Keeping its congregation connected when members can’t gather together is an adjustment that Elon First Baptist Church is also stressing. Wilkes said keeping the church connected is not without its challenges, but he thinks they’re doing well.
“We all come to a place of shared experiences and shared religious beliefs and shared stories to come together to worship God, to hear good singing and preaching and to feed off the vibe of everyone else to know that we are not alone,” Wilkes said.
For Wilkes, it’s important to keep older members of Elon First Baptist connected.
“It has been a challenge because we are a mixed generation church and so we are not heavily one generation,” Wilkes said.
While the church already livestreams its services, it has had to make some adjustments. They now only have one service at 10 a.m. — a change from their services at 8:45 a.m. and 10:50 a.m. The church has also made it possible for people to conference call into the service if they don’t use Facebook.
To maintain a sense of normalcy, the church is also streaming its Wednesday night Bible study. For communion on Sunday, April 5, Elon First Baptist Church is doing a drive-thru communion.
“We do communion every first Sunday. And Saturday we’re doing drive-thru pick-up-your-communion and have prayer,” Wilkes said. “That’s part of community, because on Sunday they’ll take communion, and we will have communion right there in our home.”
Both Elon First Baptist Church and Elon Community Church, are seeing new people connect to their churches virtually.
For Elon First Baptist Church, Wilkes said on Sundays before the global pandemic, the church would normally see up to 325 people attend both services in total, but it’s hard to tell how many people are streaming in.

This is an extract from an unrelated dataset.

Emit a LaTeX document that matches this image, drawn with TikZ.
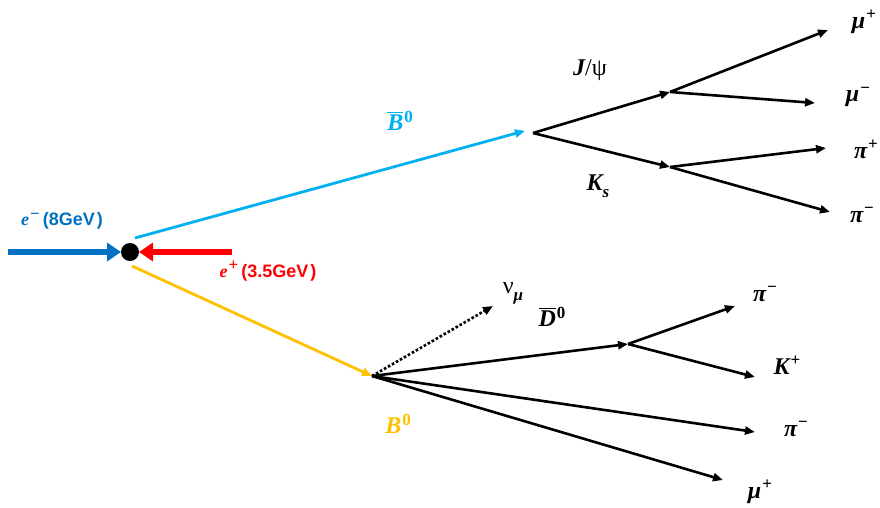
\documentclass[tikz,border=0pt]{standalone}
\usepackage{fontspec}
\newfontfamily\gsans{Liberation Sans}
\newfontfamily\pf{Liberation Serif}
\usetikzlibrary{arrows.meta}
\definecolor{ebl}{RGB}{0,112,192}
\definecolor{ered}{RGB}{255,0,0}
\definecolor{lbl}{RGB}{0,176,240}
\definecolor{yel}{RGB}{255,192,0}
\newcommand\pbi[1]{{\pf\bfseries\itshape #1}}
\newcommand\psup[1]{\hspace{1pt}\raisebox{0.36em}{\fontsize{17}{17}\selectfont\pf\bfseries\upshape #1}}
\newcommand\psub[1]{\raisebox{-0.28em}{\fontsize{17}{17}\selectfont\pf\bfseries\itshape #1}}
\newcommand\pbar[1]{\leavevmode\vbox{\hrule height 1.6pt\kern 1.8pt\hbox{#1}}}
\tikzset{
  trk/.style={line width=2.6pt,-{Triangle[length=10pt,width=8pt]}},
  beam/.style={line width=6pt,-{Triangle[length=14pt,width=18pt]}},
  lab/.style={inner sep=0pt,font=\fontsize{24}{26}\selectfont\pf},
  elab/.style={inner sep=0pt,font=\fontsize{18}{20}\selectfont},
}
\begin{document}
\begin{tikzpicture}[x=1pt,y=-1pt]
\useasboundingbox (0,0) rectangle (880,507);
% vertices
\coordinate (ip) at (130,252);
\coordinate (bbv) at (533,133);
\coordinate (jv) at (670,92);
\coordinate (kv) at (670,167);
\coordinate (bv) at (372,376);
\coordinate (dv) at (628,344);
% ends
\coordinate (emS) at (8,252);
\coordinate (emE) at (121,252);
\coordinate (epS) at (232,252);
\coordinate (epE) at (139,252);
\coordinate (bbS) at (135,238);
\coordinate (bS) at (132,266);
\coordinate (mupE) at (828,30);
\coordinate (mumE) at (815,103);
\coordinate (pipE) at (826,148);
\coordinate (pimE) at (830,212);
\coordinate (nuE) at (493,306);
\coordinate (dpimE) at (735,306);
\coordinate (kpE) at (755,377);
\coordinate (bpimE) at (755,432);
\coordinate (bmupE) at (723,480);
% beams
\draw[beam,ebl] (emS) -- (emE);
\draw[beam,ered] (epS) -- (epE);
\fill (ip) circle (9);
% B mesons
\draw[trk,lbl,line width=2.8pt] (bbS) -- ([xshift=-8pt,yshift=2.2pt]bbv);
\draw[trk,yel,line width=2.8pt] (bS) -- (bv);
% Bbar decay
\draw[trk] (bbv) -- (jv);
\draw[trk] (bbv) -- (kv);
\draw[trk] (jv) -- (mupE);
\draw[trk] (jv) -- (mumE);
\draw[trk] (kv) -- (pipE);
\draw[trk] (kv) -- (pimE);
% B decay
\draw[line width=2.6pt,dotted,-{Triangle[length=10pt,width=8pt]}] (bv) -- (nuE);
\draw[trk] (bv) -- (dv);
\draw[trk] (dv) -- (dpimE);
\draw[trk] (dv) -- (kpE);
\draw[trk] (bv) -- (bpimE);
\draw[trk] (bv) -- (bmupE);
% labels
\node[elab,text=ebl] (leminus) at (62,221) {\pbi{e}\psup{−}{\gsans\bfseries\hspace{3pt}(8GeV\hspace{2pt})}};
\node[elab,text=ered] (leplus) at (268,271) {\pbi{e}\psup{+}{\gsans\bfseries\hspace{3pt}(3.5GeV\hspace{2pt})}};
\node[lab,text=lbl] (lbbar) at (400,121) {\pbar{\pbi{B}}\psup{0}};
\node[lab,text=yel] (lb) at (398,424) {\pbi{B}\psup{0}};
\node[lab] (lj) at (590,70) {\pbi{J}/ψ};
\node[lab] (lk) at (598,186) {\pbi{K}\psub{s}};
\node[lab] (lmup) at (864,22) {\pbi{μ}\psup{+}};
\node[lab] (lmum) at (858,97) {\pbi{μ}\psup{−}};
\node[lab] (lpip) at (866,149) {\pbi{π}\psup{+}};
\node[lab] (lpim) at (862,215) {\pbi{π}\psup{−}};
\node[lab] (lnu) at (513,293) {ν\psub{μ}};
\node[lab] (ld) at (552,317) {\pbar{\pbi{D}}\psup{0}};
\node[lab] (ldpim) at (765,294) {\pbi{π}\psup{−}};
\node[lab] (lkp) at (787,365) {\pbi{K}\psup{+}};
\node[lab] (lbpim) at (796,429) {\pbi{π}\psup{−}};
\node[lab] (lbmup) at (760,492) {\pbi{μ}\psup{+}};
\end{tikzpicture}
\end{document}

Their March 29 service has over 1000 views on Facebook.
For Elon Community Church, they were seeing 150 to 180 people attend service, and with services being online, Orwig said he doesn’t know exactly how many people are tuning in live or watching the service afterward, but he knows his services are reaching the church’s members as well as those who aren’t a member of his church. Elon Community Church’s March 29 service has 548 views on Facebook.
Wilkes said once the pandemic subsides, local churches will see an “influx” of new members because people are starting to see how important a connection to the church is.
“Even people who were not a part of church are starting to miss the church because now they start to see church as essential, and it has always been essential,” Wilkes said. “It is unfortunate that we had to have this moment to make us realize how essential the church is.”